LPEM UI Sarankan BI Pertahankan Suku Bunga di 5,75 Persen
LPEM UI merekomendasikan Bank Indonesia mempertahankan suku bunga acuan di 5,75 persen pada Februari 2025 untuk mengantisipasi dampak ekonomi global, fluktuasi rupiah, dan potensi inflasi jelang Ramadhan.

Jakarta, 18 Februari 2025 - Lembaga Penyelidikan Ekonomi dan Masyarakat (LPEM) Fakultas Ekonomi dan Bisnis Universitas Indonesia (UI) menyarankan Bank Indonesia (BI) untuk mempertahankan suku bunga acuan di level 5,75 persen. Rekomendasi ini disampaikan menyusul Rapat Dewan Gubernur BI pada Februari 2025.
Ekonom LPEM UI, Teuku Riefky, menjelaskan bahwa keputusan ini penting untuk mengurangi dampak guncangan ekonomi dan geopolitik global, serta meredam fluktuasi nilai tukar rupiah yang berpotensi mengganggu perekonomian nasional. Berbagai faktor eksternal dan internal perlu dipertimbangkan.
Faktor Global yang Mempengaruhi Ekonomi Indonesia
Salah satu faktor eksternal yang signifikan adalah kebijakan-kebijakan ekonomi yang diterapkan oleh pemerintahan Amerika Serikat. Kebijakan seperti pengetatan imigrasi, pemotongan pajak korporasi, dan penerapan tarif impor baru berpotensi meningkatkan inflasi di AS dan menciptakan ketidakpastian di pasar global.

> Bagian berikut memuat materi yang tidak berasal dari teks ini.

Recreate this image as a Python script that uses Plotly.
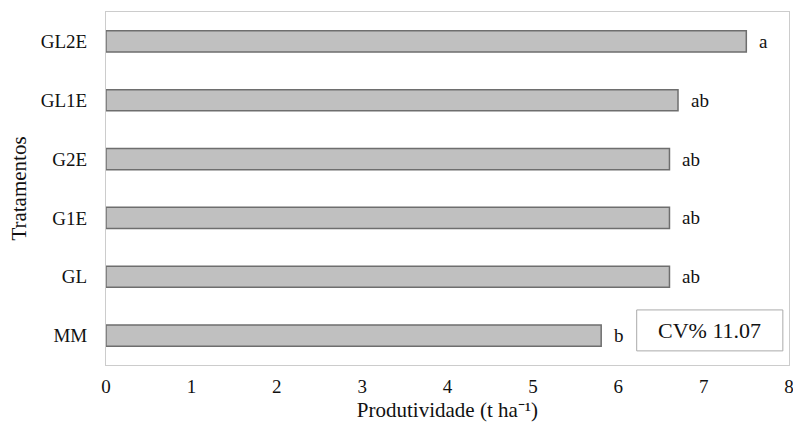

Hal ini menurut Riefky, "Kombinasi ketiga faktor ini berperan besar dalam pergerakan arus modal di Indonesia dan nilai tukar Rupiah dalam beberapa minggu belakangan."
Dampaknya terhadap Indonesia cukup signifikan. Arus modal asing menjadi lebih fluktuatif, dan nilai tukar rupiah pun ikut terpengaruh. Kondisi ini menambah kompleksitas dalam menjaga stabilitas ekonomi domestik.
Inflasi dan Momentum Ramadhan
Di sisi domestik, inflasi juga menjadi perhatian utama. Meskipun inflasi Januari 2025 tercatat 0,76 persen year-on-year (yoy) dan masih berada dalam kisaran target BI, periode menjelang Ramadhan dan Idul Fitri berpotensi meningkatkan permintaan dan mendorong kenaikan harga. Indeks Ekspektasi Harga Umum (IEH) untuk Maret 2025 tercatat 179,0, naik dari 160,2 bulan sebelumnya, menunjukkan adanya ekspektasi kenaikan harga.
Kenaikan harga komoditas global akibat kebijakan tarif impor AS terhadap Tiongkok, Meksiko, dan Kanada juga turut memberikan tekanan inflasi. Penguatan dolar AS semakin memperburuk situasi dengan meningkatkan risiko inflasi impor.
Fluktuasi Rupiah dan Kebijakan The Fed
Nilai tukar rupiah sendiri menunjukkan fluktuasi yang cukup signifikan. Meskipun sempat menguat dari Rp16.360 per dolar AS pada 17 Januari menjadi Rp16.170 pada 24 Januari, keputusan The Fed untuk menahan suku bunga menyebabkan pelemahan rupiah ke level Rp16.430 pada awal Februari. Namun, pelemahan dolar AS di awal Februari akibat negosiasi tarif impor AS mendorong penguatan rupiah kembali ke Rp16.255 pada 14 Februari. Secara keseluruhan, rupiah terdepresiasi 1,03 persen secara year-to-date (ytd).
Fluktuasi ini menunjukkan betapa rentannya rupiah terhadap dinamika ekonomi global. Oleh karena itu, stabilitas nilai tukar menjadi salah satu faktor penting yang perlu dipertimbangkan BI dalam menentukan kebijakan moneternya.
Rekomendasi LPEM UI: Pertahankan Suku Bunga
Dengan mempertimbangkan faktor-faktor global dan domestik tersebut, LPEM UI merekomendasikan agar BI mempertahankan suku bunga acuan di level 5,75 persen. Langkah ini dinilai penting untuk menjaga stabilitas makroekonomi dan mengendalikan inflasi, khususnya menjelang Ramadhan dan Idul Fitri. Kehati-hatian dalam menghadapi ketidakpastian global menjadi kunci dalam menjaga pertumbuhan ekonomi Indonesia.
"Mempertimbangkan berbagai aspek tersebut, kami berpandangan bahwa Bank Indonesia perlu menahan suku bunga acuannya di 5,75 persen pada Rapat Dewan Gubernur di Februari ini," tegas Teuku Riefky.